When summed up, Jewish holidays can seem pretty similar—someone tried to kill us, we won, let’s eat. The primary difference? The food. Especially useful if you are a Goy wondering when to invite yourself over to your Jewish friend’s house, this ranking will give you an idea of the best and the worst Jewish food our holidays can offer.
6. Rosh Hashanah
While we can all agree that round challah tastes a gazillion times better than regular challah, the traditional star of the meal are the apples dipped in honey. Delicious? Yes, but not all that special. Maybe try to jazz yours up with some PB and toast.

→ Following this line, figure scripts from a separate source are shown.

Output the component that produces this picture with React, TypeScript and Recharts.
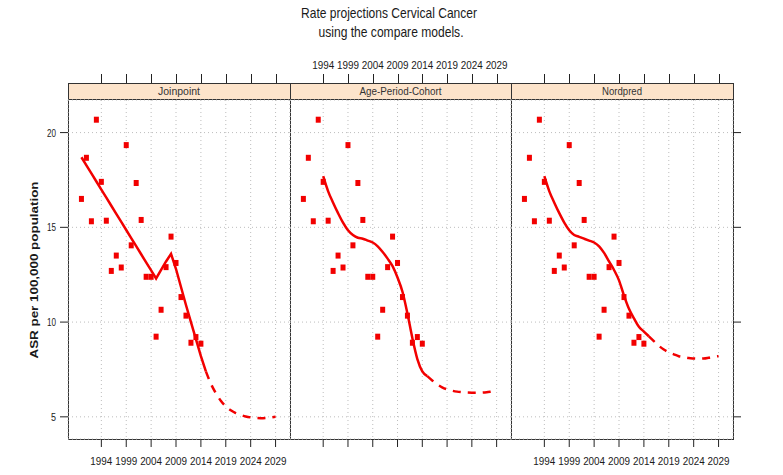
import React from 'react';
import { ComposedChart, XAxis, YAxis, CartesianGrid, Line, Scatter } from 'recharts';

// observed rates (same points in every panel)
const OBS_YEARS = [1990, 1991, 1992, 1993, 1994, 1995, 1996, 1997, 1998, 1999, 2000, 2001, 2002, 2003, 2004, 2005, 2006, 2007, 2008, 2009, 2010, 2011, 2012, 2013, 2014];
const OBSERVED = [16.5, 18.67, 15.32, 20.68, 17.4, 15.35, 12.7, 13.51, 12.88, 19.34, 14.05, 17.34, 15.39, 12.39, 12.39, 9.23, 10.65, 12.9, 14.51, 13.12, 11.32, 10.34, 8.91, 9.21, 8.86];

// Joinpoint
const JP_FIT_YEARS = [1990, 1991, 1992, 1993, 1994, 1995, 1996, 1997, 1998, 1999, 2000, 2001, 2002, 2003, 2004, 2005, 2006, 2007, 2008, 2009, 2010, 2011, 2012, 2013, 2014, 2015];
const JP_FIT = [18.7, 18.27, 17.85, 17.42, 16.99, 16.57, 16.14, 15.71, 15.29, 14.86, 14.43, 14.01, 13.58, 13.15, 12.73, 12.3, 12.75, 13.2, 13.6, 12.8, 11.85, 10.9, 10.0, 9.1, 8.2, 7.4];

// Age-Period-Cohort / Nordpred fitted years
const MODEL_FIT_YEARS = [1994, 1995, 1996, 1997, 1998, 1999, 2000, 2001, 2002, 2003, 2004, 2005, 2006, 2007, 2008, 2009, 2010, 2011, 2012, 2013, 2014, 2015];
const APC_FIT = [17.7, 16.9, 16.3, 15.75, 15.25, 14.85, 14.6, 14.45, 14.4, 14.3, 14.2, 14.0, 13.7, 13.35, 12.95, 12.35, 11.6, 10.45, 9.15, 8.05, 7.4, 7.15];
const NP_FIT = [17.7, 16.9, 16.3, 15.75, 15.25, 14.85, 14.6, 14.5, 14.4, 14.3, 14.2, 14.0, 13.65, 13.2, 12.75, 12.2, 11.4, 10.7, 10.2, 9.75, 9.5, 9.25];

// projections
const PROJ_YEARS = [2015, 2016, 2017, 2018, 2019, 2020, 2021, 2022, 2023, 2024, 2025, 2026, 2027, 2028, 2029];
const JP_PROJ = [7.4, 6.75, 6.25, 5.85, 5.55, 5.35, 5.2, 5.1, 5.02, 4.97, 4.94, 4.93, 4.94, 4.97, 5.0];
const APC_PROJ = [7.15, 6.92, 6.72, 6.56, 6.45, 6.38, 6.33, 6.3, 6.28, 6.27, 6.27, 6.28, 6.3, 6.33, 6.36];
const NP_PROJ = [9.25, 9.0, 8.75, 8.55, 8.4, 8.3, 8.2, 8.15, 8.1, 8.08, 8.07, 8.08, 8.12, 8.17, 8.2];

const X_TICKS = [1994, 1999, 2004, 2009, 2014, 2019, 2024, 2029];
const Y_TICKS = [5, 10, 15, 20];

const toRows = (years: number[], vals: number[]) => years.map((year, i) => ({ year, value: vals[i] }));

const obsRows = toRows(OBS_YEARS, OBSERVED);

const panels = [
  { name: 'Joinpoint', nameW: 42, fit: toRows(JP_FIT_YEARS, JP_FIT), proj: toRows(PROJ_YEARS, JP_PROJ), curve: 'linear', left: 68, right: 290 },
  { name: 'Age-Period-Cohort', nameW: 82, fit: toRows(MODEL_FIT_YEARS, APC_FIT), proj: toRows(PROJ_YEARS, APC_PROJ), curve: 'monotone', left: 290, right: 511 },
  { name: 'Nordpred', nameW: 40, fit: toRows(MODEL_FIT_YEARS, NP_FIT), proj: toRows(PROJ_YEARS, NP_PROJ), curve: 'monotone', left: 511, right: 733 },
];

const W = 783;
const H = 475;
const TOP = 100;
const BOTTOM = 439;
const STRIP = 17;
const X_DOMAIN = [1987.3, 2031.9];
const Y_DOMAIN = [3.83, 21.72];
const RED = '#f20000';
const INK = '#1a1a1a';
const FONT = '"Liberation Sans", Arial, sans-serif';

// narrow lattice-style labels: squeeze to the measured width
const Narrow = ({ x, y, w, size = 11, anchor = 'middle', children, ...rest }: any) => (
  <text x={x} y={y} fontSize={size} fill={INK} fontFamily={FONT} textAnchor={anchor}
    textLength={w} lengthAdjust="spacingAndGlyphs" {...rest}>{children}</text>
);

const Square = (p: any) => <rect x={p.cx - 2.5} y={p.cy - 3} width={5} height={6} fill={RED} />;

// tick position above the strip (same linear mapping as the panel's x axis)
const tickX = (p: any, yr: number) => p.left + ((yr - X_DOMAIN[0]) / (X_DOMAIN[1] - X_DOMAIN[0])) * (p.right - p.left);

const App = () => {
  return (
    <div style={{ position: 'absolute', left: 0, top: 0, width: W, height: H, background: '#fff', fontFamily: FONT }}>
      {panels.map((p, i) => (
        <div key={'strip' + i} style={{
          position: 'absolute', left: p.left, top: TOP - STRIP, width: p.right - p.left, height: STRIP,
          background: '#fde4cb',
        }} />
      ))}
      <div style={{ position: 'absolute', left: 68, top: TOP - STRIP, width: 733 - 68 + 1, height: BOTTOM - TOP + STRIP + 1, boxSizing: 'border-box', border: '1px solid #333' }} />
      <div style={{ position: 'absolute', left: 68, top: TOP - 1, width: 733 - 68, height: 1, background: '#333' }} />
      <div style={{ position: 'absolute', left: 290, top: TOP - STRIP, width: 1, height: BOTTOM - TOP + STRIP, background: '#333' }} />
      <div style={{ position: 'absolute', left: 511, top: TOP - STRIP, width: 1, height: BOTTOM - TOP + STRIP, background: '#333' }} />

      {panels.map((p, i) => (
        <div key={i} style={{ position: 'absolute', left: 0, top: 0 }}>
          <ComposedChart
            width={W}
            height={H}
            margin={{
              top: TOP - 1,
              bottom: H - BOTTOM - 1,
              left: i === 0 ? p.left - 1 : p.left,
              right: i === 2 ? W - p.right - 1 : W - p.right,
            }}
          >
            <CartesianGrid stroke="#bdbdbd" strokeDasharray="1 3" />
            <XAxis
              dataKey="year" type="number" domain={X_DOMAIN} ticks={X_TICKS} height={1}
              axisLine={false} tickSize={8} tickMargin={4} stroke="#222" interval={0}
              tick={(t: any) => i !== 1 ? (
                <Narrow x={t.x} y={BOTTOM + 26} w={22}>{t.payload.value}</Narrow>
              ) : <g />}
            />
            <XAxis
              xAxisId="top" dataKey="year" type="number" orientation="top" domain={X_DOMAIN} ticks={X_TICKS} height={1}
              axisLine={false} tickLine={false} tickSize={0} tickMargin={0} interval={0}
              tick={(t: any) => i === 1 ? (
                <Narrow x={t.x} y={TOP - STRIP - 14} w={22}>{t.payload.value}</Narrow>
              ) : <g />}
            />
            <YAxis
              type="number" domain={Y_DOMAIN} ticks={Y_TICKS} width={1} axisLine={false}
              orientation={i === 2 ? 'right' : 'left'} hide={i === 1}
              tickSize={8} tickMargin={4} stroke="#222" interval={0}
              tick={(t: any) => i === 0 ? (
                <Narrow x={t.x} y={t.y} dy={4} anchor="end" w={t.payload.value < 10 ? 5 : 9}>{t.payload.value}</Narrow>
              ) : <g />}
            />
            <Scatter data={obsRows} dataKey="value" shape={Square} isAnimationActive={false} />
            <Line xAxisId="top" data={p.fit} dataKey="value" type={p.curve as any} stroke={RED} strokeWidth={2.5} dot={false} isAnimationActive={false} />
            <Line xAxisId="top" data={p.proj} dataKey="value" type="monotone" stroke={RED} strokeWidth={2.5} strokeDasharray="8 7" dot={false} isAnimationActive={false} />
          </ComposedChart>
        </div>
      ))}

      <svg width={W} height={H} style={{ position: 'absolute', left: 0, top: 0 }}>
        <Narrow x={389} y={18} w={176} size={15}>Rate projections Cervical Cancer</Narrow>
        <Narrow x={391} y={37} w={145} size={15}>using the compare models.</Narrow>
        {panels.map((p, i) => (
          <Narrow key={i} x={(p.left + p.right) / 2} y={TOP - 5} w={p.nameW} size={11.5} fill="#333">{p.name}</Narrow>
        ))}
        <Narrow x={0} y={0} w={177} size={11} fontWeight="bold" transform="translate(38,270) rotate(-90)">ASR per 100,000 population</Narrow>
      </svg>

      {panels.flatMap((p, i) => X_TICKS.map((yr) => (
        <div key={'tt' + i + '-' + yr} style={{
          position: 'absolute', left: Math.round(tickX(p, yr)), top: TOP - STRIP - 9, width: 1, height: 9, background: '#222',
        }} />
      )))}
    </div>
  );
};

export default App;
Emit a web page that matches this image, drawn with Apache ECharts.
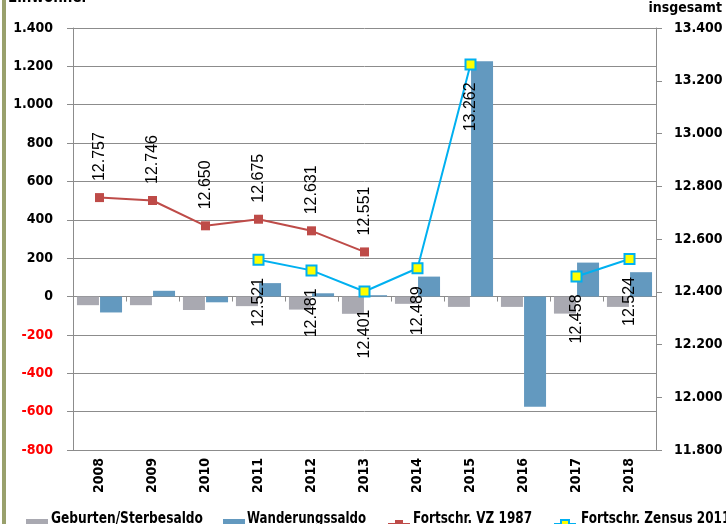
<!DOCTYPE html>
<html><head><meta charset="utf-8">
<script src="https://cdn.jsdelivr.net/npm/echarts@6/dist/echarts.min.js"></script>
<style>html,body{margin:0;padding:0;background:#fff}#c{width:726px;height:524px}</style>
</head><body><div id="c"></div>
<script>
const years = ['2008','2009','2010','2011','2012','2013','2014','2015','2016','2017','2018'];
const geburtenSaldo = [-45,-45,-70,-50,-68,-90,-38,-54,-54,-89,-54];
const wanderungsSaldo = [-83,30,-30,70,17,7,104,1227,-575,177,127];
const vz1987 = [12757,12746,12650,12675,12631,12551,null,null,null,null,null];
const zensus2011 = [null,null,null,12521,12481,12401,12489,13262,null,12458,12524];
const leftTicks = {min:-800,max:1400,interval:200};
const rightTicks = {min:11800,max:13400,interval:200};
const seriesNames = ['Geburten/Sterbesaldo','Wanderungssaldo','Fortschr. VZ 1987','Fortschr. Zensus 2011'];

const FONT = "'DejaVu Sans Condensed','Liberation Sans',sans-serif";
const fmt = v => { const s = Math.abs(v).toString().replace(/\B(?=(\d{3})+(?!\d))/g,'.'); return (v<0?'-':'')+s; };

// legend layout (icon left positions, text left positions, target text widths)
const legIconX = [26, 223, 387, 553];
const legTextX = [51, 247, 413, 581];
const legTextW = [152, 119, 119, null];
const legFont = "bold 15px " + FONT;
const mctx = document.createElement('canvas').getContext('2d');
mctx.font = legFont;
const vzScale = legTextW[2] / mctx.measureText(seriesNames[2]).width;
const legendTexts = seriesNames.map((n, i) => {
  const w = mctx.measureText(n).width;
  const sx = legTextW[i] ? legTextW[i] / w : vzScale;
  return {type:'text', x:legTextX[i], y:519, scaleX:sx, originX:0, originY:0,
          style:{text:n, font:legFont, fill:'#000', align:'left', verticalAlign:'middle'}};
});

const chart = echarts.init(document.getElementById('c'), null, {renderer:'canvas'});
const legendBase = {orient:'horizontal', top:519, padding:0, itemWidth:22, itemHeight:10, itemGap:0,
  formatter:()=>' ', textStyle:{fontSize:10}};
chart.setOption({
  animation:false,
  textStyle:{fontFamily:FONT},
  grid:{left:73,right:70,top:28,bottom:74},
  graphic:[
    {type:'rect', left:2, top:0, shape:{width:4,height:524}, style:{fill:'#99a06c'}, z:100},
    {type:'text', left:8, top:-9, style:{text:'Einwohner', font:"bold 15px "+FONT, fill:'#000'}},
    {type:'text', right:4, top:1, style:{text:'insgesamt', font:"bold 14px "+FONT, fill:'#000'}}
  ].concat(legendTexts),
  legend:seriesNames.map((n, i) => Object.assign({}, legendBase,
    {left:legIconX[i], data:[i < 2 ? {name:n, icon:'rect'} : n]})),
  xAxis:[
    {type:'category', data:years, position:'bottom', axisLine:{show:false, onZero:false}, axisTick:{show:false},
     axisLabel:{rotate:90, margin:8, fontFamily:FONT, fontWeight:'bold', fontSize:14, color:'#000'}},
    {type:'category', data:years, position:'bottom', axisLine:{show:true, onZero:true, lineStyle:{color:'#8c8c8c'}},
     axisTick:{show:true, length:5, lineStyle:{color:'#8c8c8c'}}, axisLabel:{show:false}}
  ],
  yAxis:[
    {type:'value', min:leftTicks.min, max:leftTicks.max, interval:leftTicks.interval, position:'left',
     axisLine:{show:true, lineStyle:{color:'#8c8c8c'}}, axisTick:{show:true, length:6, lineStyle:{color:'#8c8c8c'}},
     splitLine:{lineStyle:{color:'#8c8c8c'}},
     axisLabel:{margin:20, fontFamily:FONT, fontWeight:'bold', fontSize:14, formatter:fmt,
       color:(v)=> (Number(v)<0 ? '#ff0000' : '#000')}},
    {type:'value', min:rightTicks.min, max:rightTicks.max, interval:rightTicks.interval, position:'right',
     axisLine:{show:true, lineStyle:{color:'#8c8c8c'}}, axisTick:{show:true, length:6, lineStyle:{color:'#8c8c8c'}},
     splitLine:{show:false},
     axisLabel:{margin:18, fontFamily:FONT, fontWeight:'bold', fontSize:14, color:'#000', formatter:fmt}}
  ],
  series:[
    {name:seriesNames[0], type:'bar', data:geburtenSaldo, barWidth:22, barGap:'5%',
     itemStyle:{color:'#a9a9b1'}},
    {name:seriesNames[1], type:'bar', data:wanderungsSaldo, barWidth:22, barGap:'5%',
     itemStyle:{color:'#6399bf'}},
    {name:seriesNames[2], type:'line', yAxisIndex:1, data:vz1987, symbol:'rect', symbolSize:9,
     lineStyle:{color:'#be4b48', width:2}, itemStyle:{color:'#be4b48'},
     label:{show:true, position:'top', distance:12, rotate:90, align:'left', verticalAlign:'middle',
       fontFamily:"'Liberation Sans',Arial,sans-serif", fontSize:16, color:'#000', formatter:p=>fmt(p.value)}},
    {name:seriesNames[3], type:'line', yAxisIndex:1, data:zensus2011, connectNulls:false,
     symbol:'rect', symbolSize:10, showAllSymbol:true,
     lineStyle:{color:'#00b0f0', width:2}, itemStyle:{color:'#ffff00', borderColor:'#00b0f0', borderWidth:2},
     label:{show:true, position:'bottom', distance:12, rotate:90, align:'right', verticalAlign:'middle',
       fontFamily:"'Liberation Sans',Arial,sans-serif", fontSize:16, color:'#000', formatter:p=>fmt(p.value)}}
  ]
});
</script></body></html>
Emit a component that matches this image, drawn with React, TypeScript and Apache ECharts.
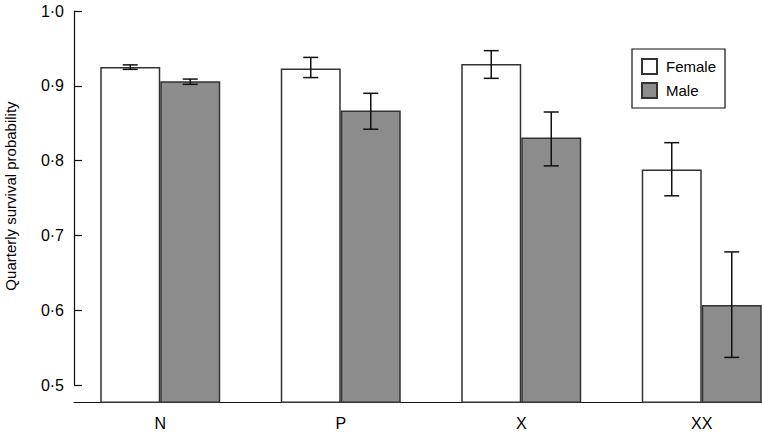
import React, { useEffect, useRef } from "react";
import * as echarts from "echarts";

const categories = ["N", "P", "X", "XX"];
const femaleValues = [0.925, 0.923, 0.929, 0.788];
const femaleLow = [0.922, 0.911, 0.910, 0.753];
const femaleHigh = [0.928, 0.938, 0.947, 0.824];
const maleValues = [0.906, 0.867, 0.831, 0.607];
const maleLow = [0.902, 0.842, 0.793, 0.537];
const maleHigh = [0.909, 0.890, 0.865, 0.678];
const yTicks = [0.5, 0.6, 0.7, 0.8, 0.9, 1.0];

const FONT = "'Liberation Sans', Arial, Helvetica, sans-serif";
const BAR_W = 60;
const CAP = 7.5;

function errorSeries(name: string, lo: number[], hi: number[], side: number) {
  return {
    type: "custom",
    name: name + "-err",
    xAxisIndex: 0,
    yAxisIndex: 0,
    z: 5,
    silent: true,
    data: categories.map((_, i) => [i, lo[i], hi[i]]),
    renderItem: (params: any, api: any) => {
      const i = api.value(0);
      const pLo = api.coord([i, api.value(1)]);
      const pHi = api.coord([i, api.value(2)]);
      const x = pLo[0] + side * (BAR_W / 2);
      const style = { stroke: "#111", lineWidth: 1.5, fill: "none" };
      return {
        type: "group",
        children: [
          { type: "line", shape: { x1: x, y1: pLo[1], x2: x, y2: pHi[1] }, style },
          { type: "line", shape: { x1: x - CAP, y1: pLo[1], x2: x + CAP, y2: pLo[1] }, style },
          { type: "line", shape: { x1: x - CAP, y1: pHi[1], x2: x + CAP, y2: pHi[1] }, style },
        ],
      };
    },
  };
}

export default function App() {
  const ref = useRef<HTMLDivElement>(null);
  useEffect(() => {
    if (!ref.current) return;
    const chart = echarts.init(ref.current, undefined, { renderer: "svg" });
    chart.setOption({
      animation: false,
      backgroundColor: "#ffffff",
      textStyle: { fontFamily: FONT },
      grid: [
        { left: 70, top: 11, width: 722, height: 391.3, outerBoundsMode: "none", containLabel: false },
        { left: 74, top: 11, width: 688, height: 374, outerBoundsMode: "none", containLabel: false },
      ],
      legend: {
        data: ["Female", "Male"],
        orient: "vertical",
        left: 632,
        top: 49,
        padding: 9,
        itemWidth: 15,
        itemHeight: 15,
        itemGap: 7,
        borderColor: "#111",
        borderWidth: 1.2,
        icon: "rect",
        textStyle: { fontSize: 15, color: "#000", fontFamily: FONT, padding: [0, 0, 0, 4] },
      },
      graphic: [
        {
          type: "text",
          x: 10,
          y: 196,
          rotation: Math.PI / 2,
          style: {
            text: "Quarterly survival probability",
            fontSize: 15,
            fontFamily: FONT,
            fill: "#000",
            align: "center",
            verticalAlign: "middle",
          },
        },
      ],
      xAxis: [
        {
          type: "category",
          gridIndex: 0,
          data: categories,
          axisLine: { show: false },
          axisTick: { show: false },
          axisLabel: { fontSize: 16, color: "#000", margin: 13, fontFamily: FONT },
        },
        {
          type: "value",
          gridIndex: 1,
          min: 0,
          max: 1,
          offset: 17,
          axisLine: { show: true, lineStyle: { color: "#111", width: 1.2 } },
          axisTick: { show: false },
          axisLabel: { show: false },
          splitLine: { show: false },
        },
      ],
      yAxis: [
        {
          type: "value",
          gridIndex: 0,
          min: 0.477,
          max: 1.0,
          show: false,
          splitLine: { show: false },
        },
        {
          type: "value",
          gridIndex: 1,
          min: yTicks[0],
          max: yTicks[yTicks.length - 1],
          interval: 0.1,
          axisLine: { show: true, lineStyle: { color: "#111", width: 1.2 } },
          axisTick: { show: true, inside: true, length: 8, lineStyle: { color: "#111", width: 1.2 } },
          axisLabel: {
            fontSize: 16,
            color: "#000",
            margin: 10,
            fontFamily: FONT,
            formatter: (v: number) => v.toFixed(1).replace(".", "·"),
          },
          splitLine: { show: false },
        },
      ],
      series: [
        {
          type: "bar",
          name: "Female",
          xAxisIndex: 0,
          yAxisIndex: 0,
          data: femaleValues,
          barWidth: BAR_W,
          barGap: "0%",
          itemStyle: { color: "#ffffff", borderColor: "#333", borderWidth: 1.5 },
        },
        {
          type: "bar",
          name: "Male",
          xAxisIndex: 0,
          yAxisIndex: 0,
          data: maleValues,
          barWidth: BAR_W,
          barGap: "0%",
          itemStyle: { color: "#8c8c8c", borderColor: "#333", borderWidth: 1.5 },
        },
        errorSeries("Female", femaleLow, femaleHigh, -1),
        errorSeries("Male", maleLow, maleHigh, 1),
      ],
    });
    return () => chart.dispose();
  }, []);
  return <div ref={ref} style={{ width: 762, height: 437, position: "absolute", left: 0, top: 0 }} />;
}
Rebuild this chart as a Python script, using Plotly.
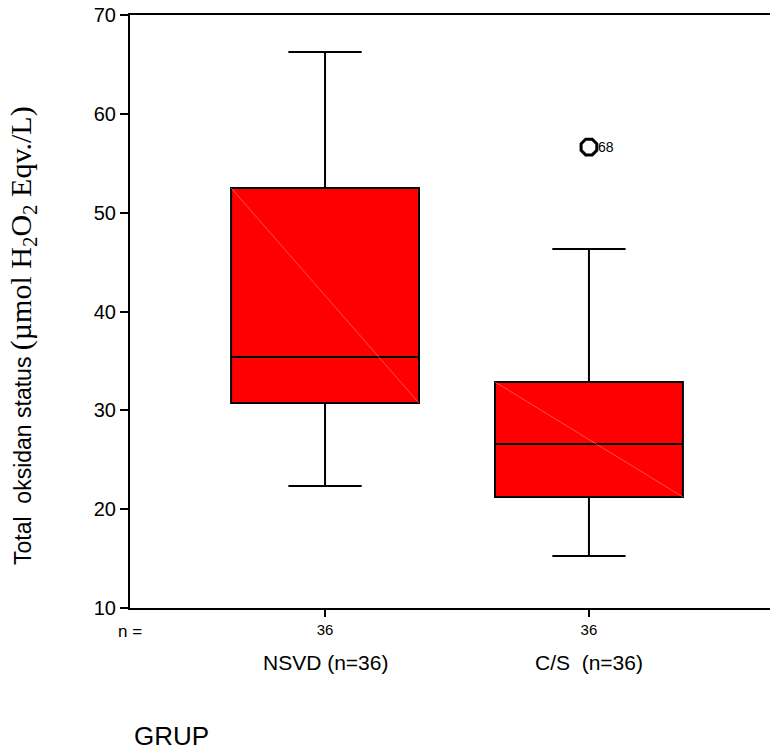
import plotly.graph_objects as go

# ---- data ----
groups = ["NSVD (n=36)", "C/S  (n=36)"]
counts = ["36", "36"]
positions = [0, 1]
lower_whisker = [22.34, 15.26]
q1_vals = [30.74, 21.23]
medians = [35.4, 26.59]
q3_vals = [52.5, 32.87]
upper_whisker = [66.26, 46.32]
outlier_group = [1]
outlier_values = [56.64]
outlier_labels = ["68"]

SANS = "Liberation Sans, Arial, sans-serif"
box_w = 0.712

fig = go.Figure()
for i in range(len(groups)):
    fig.add_trace(go.Box(
        x=[positions[i]],
        q1=[q1_vals[i]], median=[medians[i]], q3=[q3_vals[i]],
        lowerfence=[lower_whisker[i]], upperfence=[upper_whisker[i]],
        width=box_w, whiskerwidth=0.39,
        fillcolor="#ff0000",
        line=dict(color="black", width=2),
        boxpoints=False, showlegend=False, hoverinfo="skip",
    ))
    # faint diagonal rendering artefact inside each box
    fig.add_shape(type="line",
                  x0=positions[i] - box_w / 2, y0=q3_vals[i],
                  x1=positions[i] + box_w / 2, y1=q1_vals[i],
                  line=dict(color="rgba(255,130,130,0.6)", width=1), layer="above")

fig.add_trace(go.Scatter(
    x=[positions[g] for g in outlier_group], y=outlier_values,
    mode="markers", marker=dict(symbol="octagon-open", size=17, color="black",
                                line=dict(width=3, color="black")),
    showlegend=False, hoverinfo="skip",
))

fig.update_xaxes(
    range=[-0.739, 1.686], tickvals=positions, ticktext=counts,
    ticks="outside", ticklen=7, tickwidth=2, tickcolor="black",
    showline=True, linewidth=2, linecolor="black", mirror=True,
    showgrid=False, zeroline=False,
    tickfont=dict(family=SANS, size=15, color="black"),
)
fig.update_yaxes(
    range=[10, 70], dtick=10, tick0=10,
    ticks="outside", ticklen=8, tickwidth=2, tickcolor="black",
    showline=True, linewidth=2, linecolor="black",
    showgrid=False, zeroline=False,
    tickfont=dict(family=SANS, size=20, color="black"),
)

H = 755; T = 15; B = 147
ph = H - T - B
PW = 640
def py(pix):
    return (H - B - pix) / ph
def px(pix):
    return (pix - 130) / PW

annots = []
for i in range(len(groups)):
    annots.append(dict(x=positions[i], y=py(662), xref="x", yref="paper",
                       text=groups[i], showarrow=False, yanchor="middle",
                       font=dict(family=SANS, size=21, color="black")))
for g, v, lab in zip(outlier_group, outlier_values, outlier_labels):
    annots.append(dict(x=positions[g], y=v, xref="x", yref="y", xanchor="left", yanchor="middle",
                       xshift=7, text=lab, showarrow=False,
                       font=dict(family=SANS, size=14, color="black")))
annots.append(dict(x=px(116), y=py(631), xref="paper", yref="paper", xanchor="left", yanchor="middle",
                   text="n =", showarrow=False, font=dict(family=SANS, size=17, color="black")))
annots.append(dict(x=px(132), y=py(736), xref="paper", yref="paper", xanchor="left", yanchor="middle",
                   text="GRUP", showarrow=False, font=dict(family=SANS, size=26, color="black")))
annots.append(dict(x=px(23), y=py(336), xref="paper", yref="paper", xanchor="center", yanchor="middle",
                   textangle=-90, showarrow=False,
                   text=("Total  oksidan status "
                         "<span style=\"font-family:'Liberation Serif','Times New Roman',serif;font-size:30px\">"
                         "(µmol H<sub>2</sub>O<sub>2</sub> Eqv./L)</span>"),
                   font=dict(family=SANS, size=23, color="black")))

fig.update_layout(
    width=770, height=755,
    margin=dict(l=130, r=0, t=15, b=147),
    paper_bgcolor="white", plot_bgcolor="white",
    annotations=annots, showlegend=False,
)

fig.write_html("out.html")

Sukkot—also known as the harvest festival—is actually the reason that one of our favorite Jewish holidays (hint: may or may not have included some miraculous, long-lasting oil) exists in the first place. Traditionally, Sukkot celebrations include kreplach, a meat and potato-filled dumpling in chicken broth, and a variety of foods (like these butternut squash tacos) to honor the holiday’s harvest origins. We love eating local, but Sukkot is missing that extra oomph in its cuisine.
While matzo is reminiscent of cardboard, the food at the Seder is incomparable. Who could say no to matzo ball soup and flourless chocolate cake? Passover is our chance to experiment with the gluten-free ~lifestyle~ and to attempt at making glorified crackers edible. We appreciate the challenge, but maybe not for eight days.
Latkes, whether eaten with apple sauce or sour cream, are definitely fried potato joy. They are also a pain to make and super messy, which keeps Hannukah out of the top spot.
Hamentaschen, jelly doughnuts, oy vey! Definitely some delicious treats available on this holiday. Also, what better way to say “f*** off” to a villain than to figuratively eat their head?
1. Yom Kippur
This may seem counter intuitive because you literally can’t eat all day. However, break fast (not a typo, we literally “break” our day-long fast) makes it all worth it. Nothing is better than a good bagel and lox after a long day of starvation. Coupled with sweet noodle kugle, it is perfection.
While there are definitely highs and lows, in the end it’s all shades of gray, because you know when you’re eating Jewish food, you’re eating well.